02 October 2012

Mini-Safari

Since I had already been on a nice safari, and my friend visiting had been on safari before, we decided to just do a self-drive safari at nearby Pilanesberg Game Reserve, about 2 hours from Pretoria.  Pilanesberg is becoming a very popular tourist destination, as it can be done as a day trip from Johannesburg and is not in a malaria area, unlike Kruger National Park, which is also much hotter and much further away.  Pilanesberg has all of the Big 5 animals (the five most dangerous animals in Africa) and has well-maintained, but mostly unpaved, roads that you are allowed to drive through at your own pace and routing.

We spent a few hours wandering through the park, and saw the typical popular collection of various antelope family members, like springbok, kudu and impala, as well as many zebra and giraffes.  Families of warthogs roaming along side the road, as well as many different species of birds fluttering around us as we drove at 20 or 30 km/h around the park, which is actually set in a very old volcanic crater, and makes a natural setting for assembling thousands of animals.

The park was created in the 1970s when this land was in a semi-independent nation, Bophuthatswana, and the operation that got all of the animals together in one spot remains one of the largest animal relocation projects ever completed. 

Early on, we spotted a number of lazy hippos around a water hole, which was great since I had previously only seen hippo ears and eyes in the Zambezi River.  A couple of them entered or exited the water as the day began to heat up, but most seemed very content to stand or wallow in the mud flats by the water.


We continued to meander, hoping to spot some of the big cats, but I spent a good deal of my time making sure the car had at least 3 wheels on the ground at all times and avoiding large boulders/potholes/ditches, but still managed to find a couple of smaller animals hiding in the growing grasses.

There were quite a few zebra in the park (pronounced here as if it rhymed with 'Debra'), and they seem to get along with other animals without worry. 

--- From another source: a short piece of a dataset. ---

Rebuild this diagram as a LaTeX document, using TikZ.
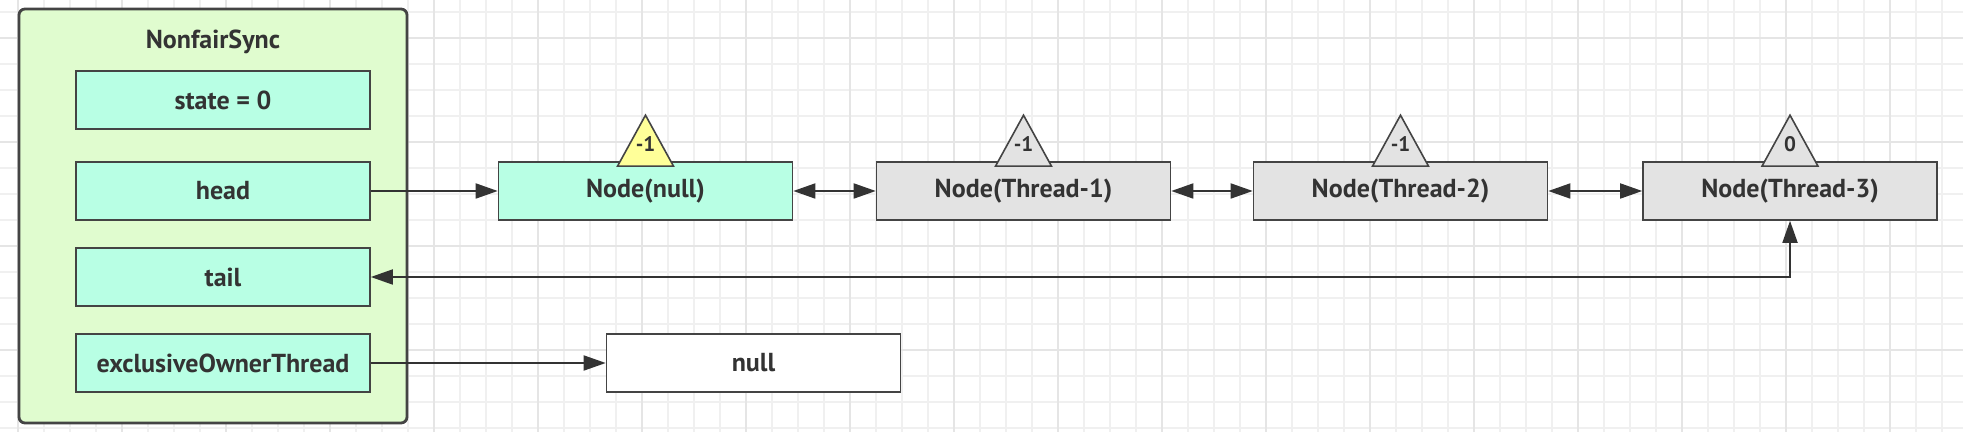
\documentclass[tikz,border=0pt]{standalone}
\usepackage{fontspec}
\setmainfont{PT Sans}
\usetikzlibrary{arrows.meta}
\definecolor{syncfill}{HTML}{E0FCCF}
\definecolor{fieldfill}{HTML}{B8FFE4}
\definecolor{qfill}{HTML}{E3E3E3}
\definecolor{wfill}{HTML}{FFFF99}
\definecolor{edge}{HTML}{444444}
\definecolor{ink}{HTML}{333333}
\tikzset{
  gridthin/.style={draw=black!6, line width=0.9pt},
  gridthick/.style={draw=black!10, line width=0.9pt},
  syncbox/.style={draw=edge, fill=syncfill, line width=1.4pt, rounded corners=3pt, minimum width=194pt, minimum height=207pt, inner sep=0pt},
  field/.style={draw=edge, fill=fieldfill, line width=0.8pt, minimum width=147pt, minimum height=29pt, inner sep=0pt, text=ink, font=\bfseries\fontsize{13}{15}\selectfont},
  qnode/.style={field, fill=qfill},
  waitst/.style={draw=edge, line width=0.8pt},
  wlabel/.style={inner sep=0pt, text=ink, font=\bfseries\fontsize{10.5}{12}\selectfont},
  link/.style={draw=ink, line width=0.9pt, -{Triangle[length=11pt,width=7.5pt]}},
  dlink/.style={draw=ink, line width=0.9pt, {Triangle[length=11pt,width=7.5pt]}-{Triangle[length=11pt,width=7.5pt]}}
}
\begin{document}
\begin{tikzpicture}[x=0.5pt, y=-0.5pt]
\useasboundingbox (0,0) rectangle (1963,432);
\fill[white] (0,0) rectangle (1963,432);
\foreach \i in {0,...,74} \draw[gridthin] (17.7+26*\i,0) -- ++(0,432);
\foreach \j in {0,...,16} \draw[gridthin] (0,12+26*\j) -- ++(1963,0);
\foreach \i in {0,...,18} \draw[gridthick] (17.7+104*\i,0) -- ++(0,432);
\foreach \j in {0,...,3} \draw[gridthick] (0,38+104*\j) -- ++(1963,0);

\node[syncbox] (sync) at (213,216) {};
\node[text=ink, font=\bfseries\fontsize{13}{15}\selectfont] (title) at (213,42) {NonfairSync};
\node[field] (state) at (223,100) {state = 0};
\node[field] (head) at (223,191) {head};
\node[field] (tail) at (223,277) {tail};
\node[field] (owner) at (223,363) {exclusiveOwnerThread};

\node[field] (nnull) at (645.5,191) {Node(null)};
\node[qnode] (t1) at (1023.5,191) {Node(Thread-1)};
\node[qnode] (t2) at (1400.5,191) {Node(Thread-2)};
\node[qnode] (t3) at (1790,191) {Node(Thread-3)};
\node[field, fill=white] (vnull) at (753.5,363) {null};

\foreach \n/\v/\c in {nnull/-1/wfill, t1/-1/qfill, t2/-1/qfill, t3/0/qfill}{
  \draw[waitst, fill=\c] (\n.north) ++(-28,5) -- ++(28,-51) -- ++(28,51) -- cycle;
  \node[wlabel] (w\n) at ([yshift=8.5pt]\n.north) {\v};
}

\draw[link] (head.east) -- (nnull.west);
\draw[dlink] (nnull.east) -- (t1.west);
\draw[dlink] (t1.east) -- (t2.west);
\draw[dlink] (t2.east) -- (t3.west);
\draw[dlink] (t3.south) |- (tail.east);
\draw[link] (owner.east) -- (vnull.west);
\end{tikzpicture}
\end{document}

My co-pilot did spot something staring off in the distance toward us, through feathery grass, but even with a 30x zoom, my camera couldn't quite reveal what it was.  I'm not aware of any overgrown Doberman Pinschers in the wild, but trying to match this blurry shot with a list of the fauna of the park failed to yield any definitive answers.  There are a number of creatures that have a similar shape, but typically they have dark snouts and lighter features everywhere else.  Of course, it could just be a burned out log that collapsed in a dog-like pattern, but we will never know.


Near the middle of the park is a single historical building, an old magistrate's court that was allowed to remain during the planning of the park.  All the other structures in the 220 square mile park were demolished, but the magistrate's court is now used to house a store, picnic area and a small watering hole, in which a salt lick has been placed, which seems to be a popular feature for humans and animals alike.  Its the only place in the park in which we saw more than one species at a time, all lounging in harmony together.


We were heading out of the park, contented at what we had managed to see with an amateur driver/ranger, when we spotted a couple of vehicles going extra slow on the main road, and soon down the hill through heavy grass we could spot a white rhino.  I backed the car up, and soon we figured out there were three of them traveling together.  Unfortunately, the heavy grass fooled the camera, which refused absolutely to focus on the rhinos in the background, but after a few minutes of watching the rhinos migrate one direction, we headed in the other, soon to happen upon a small herd of elephants.

While elephants look slow and rather peaceful, they can get very agitated very quickly, but fortunately, we were up on a ridge and could easily see them wandering through, and could hear their crushing footfalls as they trampled edible flora in their path, taking out small bushes, limbs, and small trees as necessary, either as a snack, or as a clearing mechanism.


Another reason for Pilanesburg's popularity is its proximity to Sun City, a "luxury" resort and casino enclave that was built in the late 70s, as the game preserve was opening.  Since it was very close to South Africa, but not technically in the country, laws were a bit different, and gambling was allowed, and so the resort and its large auditorium became very popular, attracting musicians like Elton John, Tina Turner and Frank Sinatra as well as a number of heavyweight boxing matches.

By the mid-1980s, though, a number of musicians began to speak out against apartheid and the popularity of the complex waned.  After the end of apartheid, Bophututswana was re-incorporated into South Africa, and the area began to develop and prosper, hosting the Miss World pageant a number of times, and becoming the "Las Vegas" of South Africa.

Any resemblance to Las Vegas appears to be related solely to the presence of slot machines, of which there weren't all that many.  I didn't see all of the property, but was very glad to leave after a quick visit.  It felt like a Disney property that lost its maintenance crew a dozen years ago and they forgot to re-hire.  But, it remains a very popular destination as a weekend getaway from the high pressure city life for South Africans, and continues to win such prestigious awards as Diners' Club Wine List of the Year.